Isle of Wight community responder Neil Youngs will be among frontline NHS staff attending a birthday church service at St Paul’s Cathedral in London.

It will mark the NHS's 73 years of saving lives and invited staff will be representing colleagues from across the area.

The service coincides with an open letter calling on young Islanders to join the NHS.

Written by Chief Nursing Officer Ruth May, NHS national medical director Professor Stephen Powis and Suzanne Rastrick, the NHS’s Chief Allied Health Professions Officer, it invites people preparing for the world of work and others contemplating a career change to think about joining the “biggest care team in the world”.

There are 25,000 vacancies currently being advertised and many do not require a medical or health background.

Almost 200,000 people took up jobs in the NHS in the last year - a 6.8 per cent rise compared to the year before.

The NHS has also seen a jump in interest for degrees related to healthcare, with medical applications up by a fifth.

Applications for nursing degrees increased by almost a third (to 60,130) for the 2021/22 academic year.

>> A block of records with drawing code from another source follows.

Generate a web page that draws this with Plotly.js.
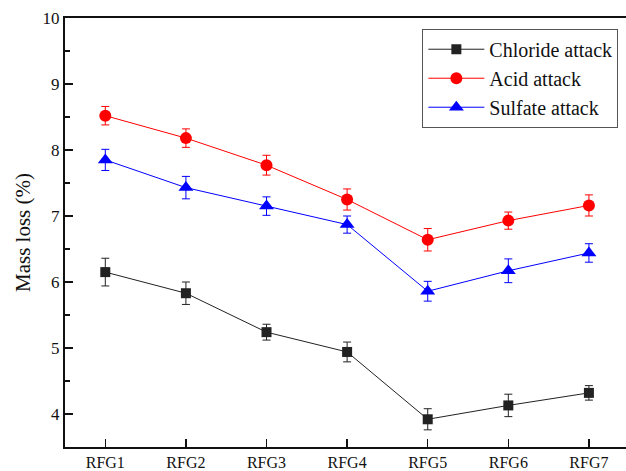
<!DOCTYPE html>
<html>
<head>
<meta charset="utf-8">
<script src="https://cdn.plot.ly/plotly-3.0.1.min.js"></script>
<style>html,body{margin:0;padding:0;background:#fff;}#chart{width:626px;height:471px;}</style>
</head>
<body>
<div id="chart"></div>
<script>
const categories = ["RFG1", "RFG2", "RFG3", "RFG4", "RFG5", "RFG6", "RFG7"];
const chloride = [6.15, 5.83, 5.24, 4.94, 3.92, 4.13, 4.32];
const chlorideErr = [0.21, 0.17, 0.12, 0.15, 0.16, 0.17, 0.11];
const acid = [8.52, 8.18, 7.77, 7.25, 6.64, 6.93, 7.16];
const acidErr = [0.14, 0.14, 0.15, 0.16, 0.17, 0.13, 0.16];
const sulfate = [7.85, 7.43, 7.15, 6.87, 5.86, 6.17, 6.44];
const sulfateErr = [0.16, 0.17, 0.14, 0.13, 0.15, 0.18, 0.14];
const seriesNames = ["Chloride attack", "Acid attack", "Sulfate attack"];

const idx = categories.map((c, i) => i);
function mk(name, y, err, color, symbol, size) {
  return {
    x: idx, y: y, name: name, type: 'scatter', mode: 'lines+markers',
    line: {color: color, width: 1},
    marker: {color: color, symbol: symbol, size: size},
    error_y: {type: 'data', array: err, visible: true, color: color, thickness: 1, width: 4}
  };
}
const data = [
  mk(seriesNames[0], chloride, chlorideErr, '#222222', 'square', 10),
  mk(seriesNames[1], acid, acidErr, '#ff0000', 'circle', 12),
  mk(seriesNames[2], sulfate, sulfateErr, '#0000ff', 'triangle-up', 13)
];
const font = {family: 'Liberation Serif, Times New Roman, serif', color: '#111', size: 16};
const layout = {
  width: 626, height: 471,
  margin: {l: 65, r: 0, t: 18, b: 24},
  paper_bgcolor: '#ffffff', plot_bgcolor: '#ffffff',
  font: font,
  showlegend: true,
  legend: {
    x: 0.637, y: 0.975, xanchor: 'left', yanchor: 'top',
    bordercolor: '#555', borderwidth: 1, bgcolor: '#fff',
    font: {family: font.family, size: 20, color: '#111'},
    itemwidth: 56,
    tracegroupgap: 0
  },
  xaxis: {
    range: [-0.5, 6.46],
    tickvals: idx, ticktext: categories,
    ticks: 'inside', ticklen: 8, tickwidth: 1.5, tickcolor: '#111',
    showline: true, linecolor: '#111', linewidth: 2, mirror: true,
    showgrid: false, zeroline: false,
    tickfont: {family: font.family, size: 16, color: '#111'}
  },
  yaxis: {
    range: [3.5, 10],
    tickvals: [4, 5, 6, 7, 8, 9, 10],
    ticks: 'inside', ticklen: 8, tickwidth: 1.5, tickcolor: '#111',
    minor: {tickvals: [3.5, 4.5, 5.5, 6.5, 7.5, 8.5, 9.5], ticks: 'inside', ticklen: 5, tickwidth: 1.5, tickcolor: '#111'},
    showline: true, linecolor: '#111', linewidth: 2,
    showgrid: false, zeroline: false,
    tickfont: {family: font.family, size: 17, color: '#111'},
    title: {text: 'Mass loss (%)', font: {family: font.family, size: 21, color: '#111'}, standoff: 6}
  }
};
Plotly.newPlot('chart', data, layout, {displayModeBar: false, staticPlot: true});
</script>
</body>
</html>
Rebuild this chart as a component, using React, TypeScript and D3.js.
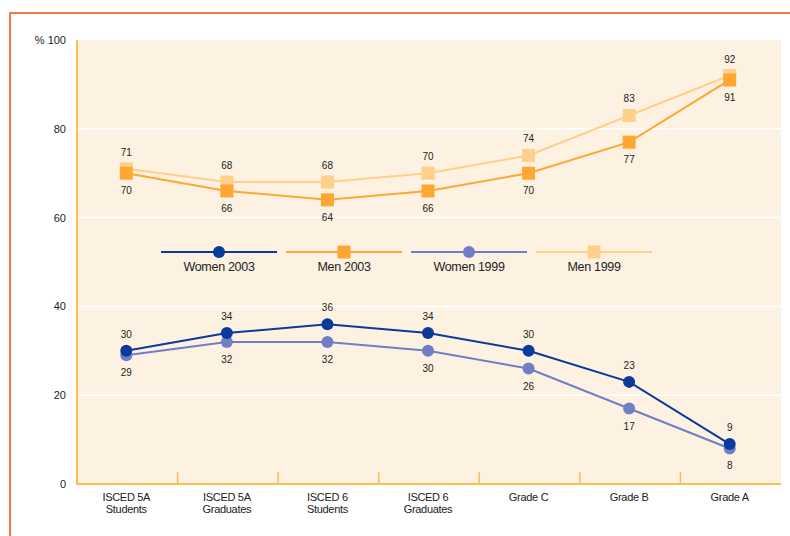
import React from "react";
import * as d3 from "d3";

const categories = [
  ["ISCED 5A", "Students"],
  ["ISCED 5A", "Graduates"],
  ["ISCED 6", "Students"],
  ["ISCED 6", "Graduates"],
  ["Grade C"],
  ["Grade B"],
  ["Grade A"],
];
const women2003 = [30, 34, 36, 34, 30, 23, 9];
const men2003 = [70, 66, 64, 66, 70, 77, 91];
const women1999 = [29, 32, 32, 30, 26, 17, 8];
const men1999 = [71, 68, 68, 70, 74, 83, 92];
const yTicks = [0, 20, 40, 60, 80];

const seriesList = [
  { name: "Women 2003", values: women2003, color: "#0a3a9a", shape: "circle", labelPos: "above" },
  { name: "Men 2003", values: men2003, color: "#ffa633", shape: "square", labelPos: "below" },
  { name: "Women 1999", values: women1999, color: "#717ec6", shape: "circle", labelPos: "below" },
  { name: "Men 1999", values: men1999, color: "#ffd08c", shape: "square", labelPos: "above" },
];

export default function App() {
  const W = 790, H = 536;
  const left = 77, right = 781, top = 40, bottom = 484;
  const x = d3.scaleBand<number>().domain(d3.range(categories.length)).range([left, right]);
  const y = d3.scaleLinear().domain([0, 100]).range([bottom, top]);
  const cx = (i: number) => (x(i) as number) + x.bandwidth() / 2 - 1;
  const line = d3.line<number>().x((_, i) => cx(i)).y((v) => y(v));
  const font = "'Liberation Sans', Arial, sans-serif";
  const drawOrder = [3, 1, 2, 0];
  const legendCenters = [219, 344, 469, 594];
  const legendHalf = 58;
  const legendY = 252;

  const marker = (s: any, px: number, py: number, key: string) =>
    s.shape === "circle" ? (
      <circle key={key} cx={px} cy={py} r={6} fill={s.color} />
    ) : (
      <rect key={key} x={px - 6.5} y={py - 6.5} width={13} height={13} fill={s.color} />
    );

  return (
    <svg width={W} height={H} style={{ position: "absolute", left: 0, top: 0, background: "#fff" }} fontFamily={font}>
      <line x1={10} y1={13} x2={W} y2={13} stroke="#f4784a" strokeWidth={2} />
      <line x1={10} y1={12} x2={10} y2={H} stroke="#f4784a" strokeWidth={2} />
      <rect x={left} y={top} width={right - left} height={bottom - top} fill="#fdf2e2" />
      {yTicks.filter((t) => t > 0).map((t) => (
        <line key={"g" + t} x1={left} x2={right} y1={y(t)} y2={y(t)} stroke="#ffffff" strokeWidth={1.5} />
      ))}
      {yTicks.map((t) => (
        <text key={"yt" + t} x={66} y={y(t) + 4} textAnchor="end" fontSize={11} fill="#222">
          {t}
        </text>
      ))}
      <text x={66} y={y(100) + 4} textAnchor="end" fontSize={11} fill="#222">% 100</text>
      <line x1={left} x2={left} y1={top} y2={bottom + 1} stroke="#ffbb55" strokeWidth={2} />
      <line x1={left} x2={right} y1={bottom} y2={bottom} stroke="#ffbb55" strokeWidth={2} />
      {d3.range(1, categories.length).map((i) => (
        <line key={"xt" + i} x1={x(i) as number} x2={x(i) as number} y1={bottom} y2={bottom - 12} stroke="#ffbb55" strokeWidth={1.5} />
      ))}
      {categories.map((c, i) => (
        <text key={"xl" + i} x={cx(i)} y={501} textAnchor="middle" fontSize={11} fill="#222" letterSpacing={-0.3}>
          {c.map((ln, j) => (
            <tspan key={j} x={cx(i)} dy={j === 0 ? 0 : 12}>{ln}</tspan>
          ))}
        </text>
      ))}
      {drawOrder.map((k) => {
        const s = seriesList[k];
        return (
          <g key={"s" + k}>
            <path d={line(s.values) as string} fill="none" stroke={s.color} strokeWidth={2} />
            {s.values.map((v, i) => marker(s, cx(i), y(v), "m" + i))}
          </g>
        );
      })}
      {seriesList.map((s, k) =>
        s.values.map((v, i) => (
          <text key={"dl" + k + "-" + i} x={cx(i)} y={s.labelPos === "above" ? y(v) - 13 : y(v) + 21} textAnchor="middle" fontSize={10} fill="#222">
            {v}
          </text>
        ))
      )}
      {seriesList.map((s, k) => {
        const c = legendCenters[k];
        return (
          <g key={"lg" + k}>
            <line x1={c - legendHalf} x2={c + legendHalf} y1={legendY} y2={legendY} stroke={s.color} strokeWidth={2} />
            {marker(s, c, legendY, "lm")}
            <text x={c} y={legendY + 19} textAnchor="middle" fontSize={12.5} fill="#222" letterSpacing={-0.3}>{s.name}</text>
          </g>
        );
      })}
    </svg>
  );
}
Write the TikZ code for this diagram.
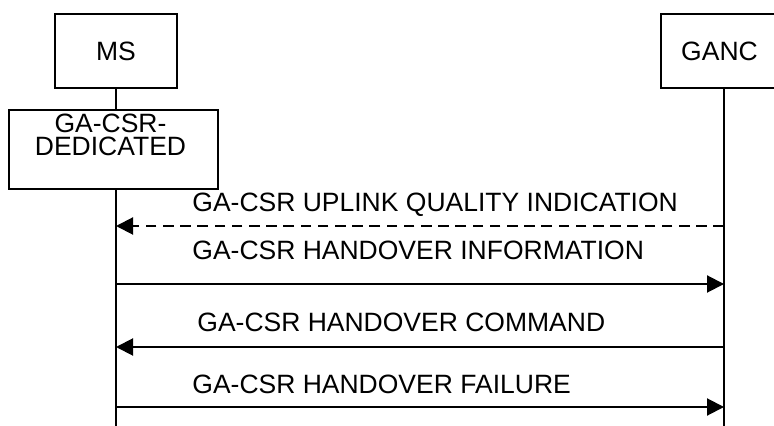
\documentclass[tikz,border=0pt]{standalone}
\usepackage{fontspec}
\setmainfont{Liberation Sans}
\usetikzlibrary{arrows.meta,positioning}
\tikzset{%
	entity/.style   = {draw, rectangle, line width=1pt, minimum width=61pt, minimum height=37pt, font=\fontsize{13.25}{15}\selectfont},
	state/.style    = {draw, rectangle, line width=1pt, minimum width=104.5pt, minimum height=39.5pt},
	waypoint/.style = {coordinate},
	lifeline/.style = {line width=1pt},
	msg/.style      = {line width=1pt, -{Triangle[length=8.5pt,width=8.5pt]}},
	msgtext/.style  = {anchor=base west, inner sep=0pt, font=\fontsize{13.25}{15}\selectfont},
}

\begin{document}
\begin{tikzpicture}[node distance=301.75pt]
	\useasboundingbox (0,0) rectangle (387pt,-213pt);
	\clip (0,0) rectangle (387pt,-213pt);
	\node [entity] (ms) at (58pt,-25.5pt) {MS};
	\node [entity, minimum width=58.5pt] (ganc) [right of=ms] {GANC};
	\node [state, label={[align=center, anchor=north, inner sep=0pt, yshift=-2.5pt, xshift=-1.5pt, font=\fontsize{13.25}{11}\selectfont]north:GA-CSR-\\[0.5pt]DEDICATED}] (ded) [below of=ms, node distance=49.25pt, xshift=-1.25pt] {};
	
	% lifelines
	\node [waypoint] (mstop) at (58pt,-44pt) {};
	\node [waypoint] (msmid) at (58pt,-55pt) {};
	\node [waypoint] (msbot) at (58pt,-94.5pt) {};
	\node [waypoint] (msend) at (58pt,-213pt) {};
	\node [waypoint] (ganctop) at (362pt,-44pt) {};
	\node [waypoint] (gancend) at (362pt,-213pt) {};
	\draw [lifeline] (mstop) -- (msmid);
	\draw [lifeline] (msbot) -- (msend);
	\draw [lifeline] (ganctop) -- (gancend);
	
	% message ends
	\node [waypoint] (m1) at (58pt,-113pt) {};
	\node [waypoint] (g1) at (362pt,-113pt) {};
	\node [waypoint] (m2) at (58pt,-142pt) {};
	\node [waypoint] (g2) at (362pt,-142pt) {};
	\node [waypoint] (m3) at (58pt,-173.5pt) {};
	\node [waypoint] (g3) at (362pt,-173.5pt) {};
	\node [waypoint] (m4) at (58pt,-203.5pt) {};
	\node [waypoint] (g4) at (362pt,-203.5pt) {};
	
	\draw [msg, dash pattern=on 5.3pt off 3.3pt] (g1) -- (m1);
	\draw [msg] (m2) -- (g2);
	\draw [msg] (g3) -- (m3);
	\draw [msg] (m4) -- (g4);
	
	\node [msgtext] (uplink) at (96pt,-106pt) {GA-CSR UPLINK QUALITY INDICATION};
	\node [msgtext] (hoinfo) at (96pt,-130pt) {GA-CSR HANDOVER INFORMATION};
	\node [msgtext] (hocmd) at (98.5pt,-166pt) {GA-CSR HANDOVER COMMAND};
	\node [msgtext] (hofail) at (96pt,-196.5pt) {GA-CSR HANDOVER FAILURE};
\end{tikzpicture}
\end{document}
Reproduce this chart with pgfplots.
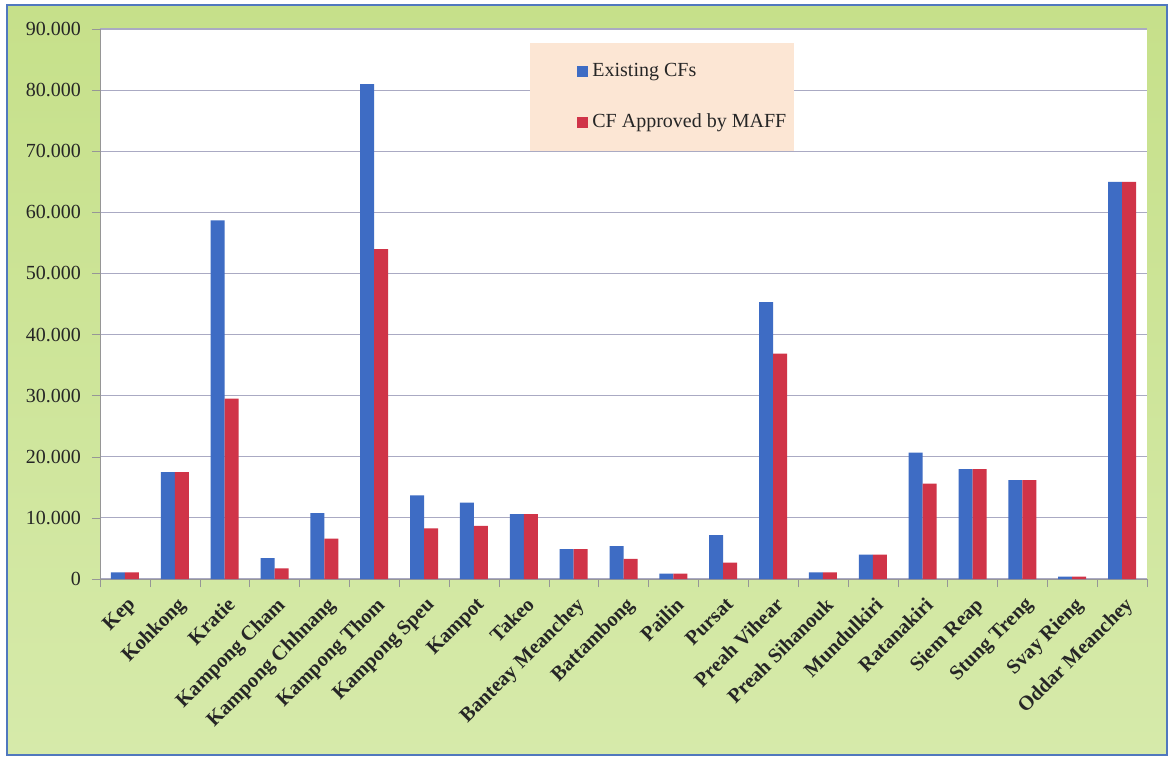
\documentclass[border=0pt]{standalone}
\usepackage{fontspec}
\setmainfont{Liberation Serif}
\usepackage{pgfplots}
\pgfplotsset{compat=1.18}

\definecolor{barblue}{RGB}{62,108,196}
\definecolor{barred}{RGB}{208,52,72}
\definecolor{greentop}{RGB}{198,224,138}
\definecolor{greenbot}{RGB}{214,234,170}
\definecolor{framecol}{RGB}{80,120,190}
\definecolor{peach}{RGB}{252,230,212}
\definecolor{gridcol}{RGB}{170,170,195}
\definecolor{axiscol}{RGB}{150,150,150}

\pgfplotstableread{
x  existing approved
0  1100   1100
1  17500  17500
2  58700  29500
3  3400   1750
4  10800  6600
5  81000  54000
6  13700  8300
7  12500  8700
8  10600  10600
9  4900   4900
10 5400   3300
11 900    900
12 7200   2700
13 45300  36900
14 1100   1100
15 4000   4000
16 20700  15600
17 18000  18000
18 16200  16200
19 400    400
20 65000  65000
}\cfdata

\begin{document}
\begin{tikzpicture}
\path[use as bounding box] (-50pt,-88.5pt) rectangle (536.5pt,289.5pt);
\fill[white] (-50pt,-88.5pt) rectangle (536.5pt,289.5pt);
\shade[top color=greentop, bottom color=greenbot] (-46.5pt,-88pt) rectangle (533.5pt,287pt);
\draw[framecol, line width=0.8pt] (-46.5pt,-88pt) rectangle (533.5pt,287pt);
\begin{axis}[
  at={(0pt,0pt)}, anchor=south west,
  scale only axis, width=523.5pt, height=275pt,
  axis background/.style={fill=white},
  ybar=0pt, bar width=7pt,
  xmin=-0.5, xmax=20.5, ymin=0, ymax=90000,
  axis x line*=bottom, axis y line*=left,
  axis line style={axiscol},
  tick align=outside,
  xtick={0,...,20},
  xticklabels={Kep, Kohkong, Kratie, Kampong Cham, Kampong Chhnang, Kampong Thom,
    Kampong Speu, Kampot, Takeo, Banteay Meanchey, Battambong, Pailin, Pursat,
    Preah Vihear, Preah Sihanouk, Mundulkiri, Ratanakiri, Siem Reap, Stung Treng,
    Svay Rieng, Oddar Meanchey},
  major x tick style={draw=none},
  minor xtick={-0.5,0.5,...,20.5},
  minor x tick style={axiscol},
  minor tick length=4pt,
  ytick={0,10000,...,90000},
  major tick length=4pt,
  ytick style={axiscol},
  ymajorgrids, grid style={gridcol, line width=0.6pt},
  scaled y ticks=false,
  /pgf/number format/1000 sep={.},
  /pgf/number format/assume math mode=true,
  y tick label style={font=\fontsize{10}{12}\selectfont, text=black!85, xshift=-2pt},
  x tick label style={rotate=45, anchor=north east, inner sep=1pt, xshift=-1.5pt, yshift=-2.5pt,
    font=\bfseries\fontsize{10.2}{12}\selectfont, text=black!85},
  legend image code/.code={\path (-21.5pt,0pt); \fill[#1,draw=none] (0pt,-2.75pt) rectangle (5.5pt,2.75pt);},
  legend style={at={(0.4107,0.9745)}, anchor=north west, draw=none, fill=peach,
    font=\fontsize{10}{12}\selectfont, text=black!85, inner xsep=2pt, inner ysep=8pt,
    row sep=13pt},
  legend cell align=left,
]
\addplot[fill=barblue, draw=none] table[x=x, y=existing] {\cfdata};
\addplot[fill=barred, draw=none] table[x=x, y=approved] {\cfdata};
\legend{Existing CFs, CF Approved by MAFF}
\end{axis}
\end{tikzpicture}
\end{document}
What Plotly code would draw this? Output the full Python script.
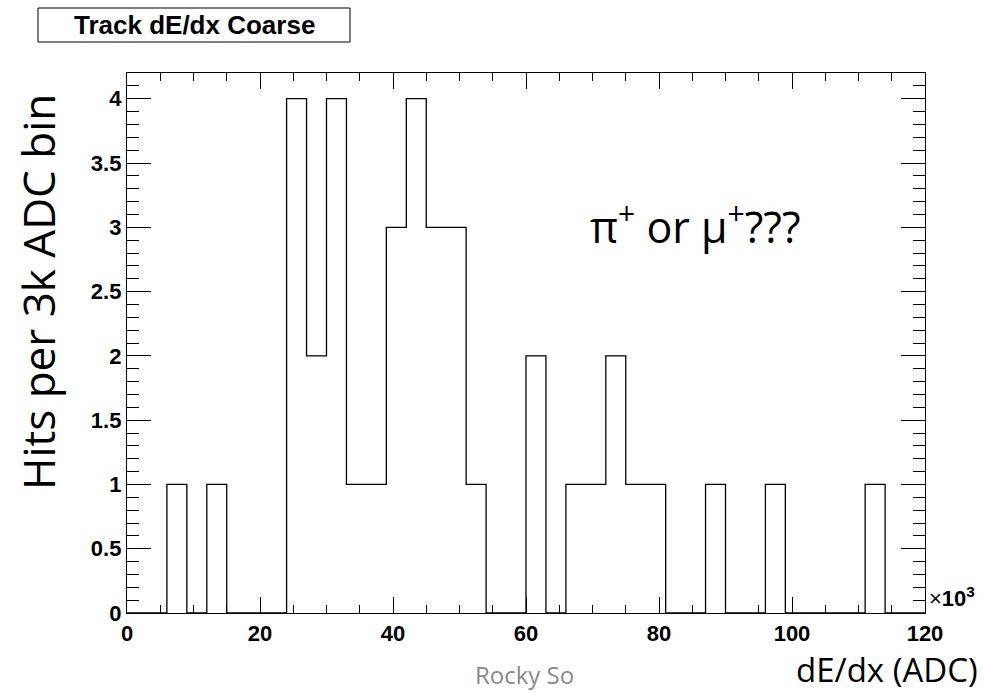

The letter comes ahead of the St Paul’s service, which will be led by the Very Reverend Dr David Ison, Dean of St Paul’s and the Right Reverend and Right Honourable Dame Sarah Mullally, Bishop of London.

Local invitees also include Karen Roberts, Bereavement Services Manager at Portsmouth Hospitals University NHS Trust, Reverend Dawn Banting, Chaplain at Portsmouth Hospitals University NHS Trust, Cherry Brennan, Senior Matron at Solent NHS Trust, Iain Robertson, Catering Manager at Solent NHS Trust and Jake Plummer, a volunteer at Solent NHS Trust.

NHS chief Sir Simon Stevens will deliver an address recognising the dedication and commitment of all those who have played their part in combating coronavirus across the NHS, care sector and beyond.

Dr Ashley Price, a member of the team who treated the very first patients with the coronavirus in this country, and May Parsons, who administered the first vaccine outside of a trial, will take part in the socially distanced service.

Dr Perpetual Uke, a rheumatology consultant from Birmingham who gave birth to twins while in a coma with Covid-19 and Kathrine Dawson, who also gave birth and was in a coma with the virus and whose baby Ruby was born with it, will also have roles in the event.